Above: Blanched chickweed atop a six-egg, buttery frittata.
Above: Blanched chickweed and field garlic with spaghettini and a salt-cured egg yolk.
Above: Revive wilted chickweed in cool water, then dry and keep cold until needed.

How to collect tender chickweed: To save yourself time and a Sisyphean sorting back in the kitchen, collect only the tender stems of chickweed. If you can pinch a stem in two easily between thumb and forefinger it is soft enough to eat entire—raw or cooked. Early in the season that will be the whole stem. Later, cut the stem higher, leaving the tougher base; but when the leaves appear smaller and more spaced out on stems, things become fibrous, fast. At a glance, when the whole plant begins to pale from a rich green, the lanky stems are good for chickens, but not so much for us.

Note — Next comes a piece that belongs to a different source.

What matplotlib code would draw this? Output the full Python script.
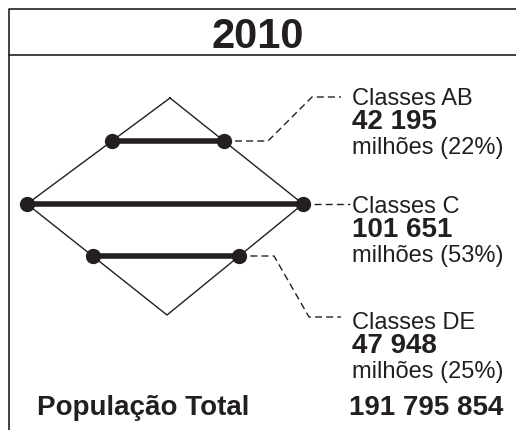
import matplotlib
matplotlib.use("Agg")
import matplotlib.pyplot as plt

plt.rcParams["font.family"] = ["Liberation Sans", "DejaVu Sans"]

year = "2010"
classes = ["Classes AB", "Classes C", "Classes DE"]
values = ["42 195", "101 651", "47 948"]
shares = [22, 53, 25]
total_label = "População Total"
total_value = "191 795 854"

ink = "#231f20"

# diamond vertices (pixel coords, y down)
top = (170, 98)
left = (27, 204)
right = (303, 204)
bottom = (167, 315)
# y level of each class bar
levels = [141, 204, 256]


def edge_x(p, q, y):
    t = (y - p[1]) / (q[1] - p[1])
    return p[0] + t * (q[0] - p[0])


fig = plt.figure(figsize=(5.16, 4.30), dpi=100)
ax = fig.add_axes([0, 0, 1, 1])
ax.set_xlim(0, 516)
ax.set_ylim(430, 0)
ax.set_axis_off()

# frame
ax.plot([8.5, 8.5, 516], [430, 9, 9], color=ink, lw=1.2, solid_capstyle="butt")
ax.plot([8.5, 516], [55, 55], color=ink, lw=1.2)
ax.text(258, 48, year, ha="center", va="baseline", fontsize=30,
        fontweight="bold", color=ink)

# diamond outline
xs = [top[0], right[0], bottom[0], left[0], top[0]]
ys = [top[1], right[1], bottom[1], left[1], top[1]]
ax.plot(xs, ys, color=ink, lw=1.0)

ends = []
for y in levels:
    if y <= left[1]:
        x0 = edge_x(top, left, y)
        x1 = edge_x(top, right, y)
    else:
        x0 = edge_x(left, bottom, y)
        x1 = edge_x(right, bottom, y)
    ax.plot([x0, x1], [y, y], color=ink, lw=4, solid_capstyle="butt")
    ax.plot([x0, x1], [y, y], "o", color=ink, ms=10)
    ends.append((x1, y))

# leader lines
text_x = 352
label_top = [105, 213, 329]
leaders = [
    [ends[0], (268, ends[0][1]), (312, 97), (341, 97)],
    [ends[1], (350, ends[1][1])],
    [ends[2], (274, ends[2][1]), (309, 317), (341, 317)],
]
for pts in leaders:
    ax.plot([p[0] for p in pts], [p[1] for p in pts], color=ink, lw=1.0,
            dashes=(5, 3))

for name, val, sh, yb in zip(classes, values, shares, label_top):
    ax.text(text_x, yb, name, ha="left", va="baseline", fontsize=17, color=ink)
    ax.text(text_x, yb + 24, val, ha="left", va="baseline", fontsize=20,
            fontweight="bold", color=ink)
    ax.text(text_x, yb + 49, f"milhões ({sh}%)", ha="left", va="baseline",
            fontsize=17, color=ink)

ax.text(37, 415, total_label, ha="left", va="baseline", fontsize=20,
        fontweight="bold", color=ink)
ax.text(503, 415, total_value, ha="right", va="baseline", fontsize=20,
        fontweight="bold", color=ink)

fig.savefig("out.png", dpi=100)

Above: Chickweed mayonnaise potatoes with bittercress.

Chickweed mayonnaise

Makes 1 cup

This delicately aromatic, cornsilk-tasting, and easy mayonnaise (use store-bought or make your own) is delicious slathered across cold, boiled new potatoes. I like to skewer them—on dry mugwort sticks—and chill them, for picnic-fare. But they’re great tossed in a bowl, as a classic side-dish with feral twist.

  • 4 oz fresh, tender chickweed, washed
  • 1 cup prepared mayonnaise

Bring a pot of water to a boil. Plop the chickweed into it. When the water comes to a boil again, cook for another 1 minute. Drain at once and douse in cold water. In your hands, squeeze out all the excess moisture from the chickweed. Now roll it up in a clean kitchen towel to press out the last moisture. Unwrap, untangle the compressed greens, and chop them exceptionally finely. In a bowl, combine the chickweed with the mayonnaise. It keeps well in the fridge for up to a week.

Serve with boiled eggs, boiled potatoes, asparagus, or spread across sandwiches before topping with slices of cucumber.